Natural Gas and Renewables Make Up Most of 2018 Electric Capacity Additions
EIA expects nearly 32 gigawatts (GW) of new electric generating capacity will come online in the United States in 2018, more than in any year over the past decade. Although renewables such as wind and solar accounted for 98% of the 2 GW added so far this year (based on data for January and February), EIA expects about 21 GW of natural gas-fired generators will come online in 2018. If these generators come online based on their reported timelines, 2018 will be the first year since 2013 in which renewables did not make up a majority of added capacity.
In 2017, renewables accounted for 55% of the 21 GW of U.S. capacity additions, the fourth consecutive year in which renewables made up more than half. As of February 2018, renewables accounted for 22% of total currently operating U.S. electricity generating capacity. Generators’ planned online dates for the remainder of 2018 are based on data reported to EIA in the Preliminary Monthly Electric Generator Inventory.
The newly added generating capacity in January and February 2018 included 2,029 megawatts (MW) of renewables, 27 MW of fossil fueled generators, and 28 MW of other technologies, mostly consisting of energy storage batteries. In February 2018, for the first time in decades, all of the new generating capacity coming online within a month were non-fossil-fueled. Of the 475 MW of capacity that came online in February, 81% was wind, 16% was solar photovoltaic, and the remaining 3% was hydro and biomass.
Natural gas. About half of the 21 GW of natural gas-fired generation capacity EIA expects to come online by the end of 2018 are combined-cycle units to be added to the PJM Regional Transmission Organization, which spans parts of several Mid-Atlantic and Midwestern states. In the PJM region, Pennsylvania plans to add 5.2 GW; Maryland will add 1.9 GW, and Virginia will add 1.9 GW. Most of the new capacity is being added on the eastern side of the PJM region along the Transcontinental, the Dominion Transmission, and the Texas Eastern Transmission pipelines.
Wind. Most of the 1,196 MW of new wind capacity that came online in January and February 2018 was added in states that already have significant wind capacity such as Texas, Oklahoma, and Iowa. In Texas, two utility-scale batteries totaling 20 MW were colocated at wind facilities. EIA expects five gigawatts of capacity to come online by the end of 2018. Of those 5 GW, 2 GW are in Texas, the state with the most wind capacity currently.

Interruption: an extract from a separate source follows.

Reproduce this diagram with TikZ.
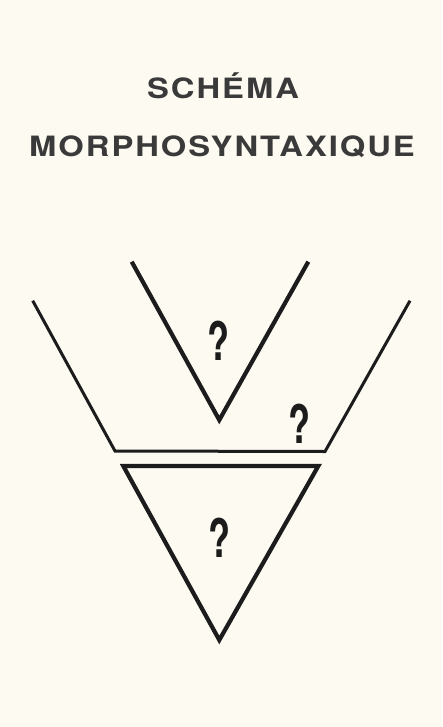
\documentclass[tikz,border=0pt]{standalone}
\usepackage{fontspec}
\newfontfamily\titlefont{texgyreheros-bold.otf}[LetterSpace=6]
\newfontfamily\qfont{texgyreheros-bold.otf}
\definecolor{bgcol}{HTML}{FDFAF2}
\definecolor{titlecol}{HTML}{3A3A3A}
\definecolor{linecol}{HTML}{1C1C1C}
\tikzset{
  titletext/.style={font=\titlefont\fontsize{28}{32}\selectfont, text=titlecol, inner sep=0pt, anchor=base},
  qmark/.style={font=\qfont\fontsize{53}{58}\selectfont, text=linecol, inner sep=0pt},
  thickline/.style={draw=linecol, line width=4.2pt, line join=miter},
  midline/.style={draw=linecol, line width=3pt, line join=miter},
}
\begin{document}
\begin{tikzpicture}[x=1pt,y=-1pt]
\fill[bgcol] (0,0) rectangle (442,727);
\useasboundingbox (0,0) rectangle (442,727);
\node[titletext] (t1) at (223,98.5) {\scalebox{1.17}[1]{SCHÉMA}};
\node[titletext] (t2) at (222,157) {\scalebox{1.17}[1]{MORPHOSYNTAXIQUE}};
% upper V
\coordinate (vl) at (131.7,261.7);
\coordinate (va) at (219.3,420);
\coordinate (vr) at (308.3,261.7);
\draw[thickline] (vl) -- (va) -- (vr);
% outer trapezoid
\coordinate (ol) at (32.7,300.7);
\coordinate (obl) at (115,451);
\coordinate (obr) at (325,451.5);
\coordinate (or) at (410,300.7);
\draw[midline] (ol) -- (obl) -- (obr) -- (or);
% lower triangle
\coordinate (tl) at (123.3,466);
\coordinate (tr) at (318.3,466);
\coordinate (ta) at (219.3,640);
\draw[thickline] (tl) -- (tr) -- (ta) -- cycle;
\node[qmark] (q1) at (219,341) {\scalebox{0.68}[1]{?}};
\node[qmark] (q2) at (299.5,423.5) {\scalebox{0.68}[1]{?}};
\node[qmark] (q3) at (219.5,538) {\scalebox{0.68}[1]{?}};
\end{tikzpicture}
\end{document}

Solar. About 90% of Florida’s solar capacity has come online since 2016. In January 2018, Florida Power & Light (FPL) completed four solar photovoltaic projects totaling 300 MW. FPL plans for another four projects totaling 300 MW to have come online by March 2018. Upon completion, these eight projects will account for 54% of Florida’s utility-scale solar capacity. By the end of 2018, 4 GW of solar PV are expected to come online in the United States. More than half of the 2018 solar PV additions will be added in California, North Carolina, and Texas.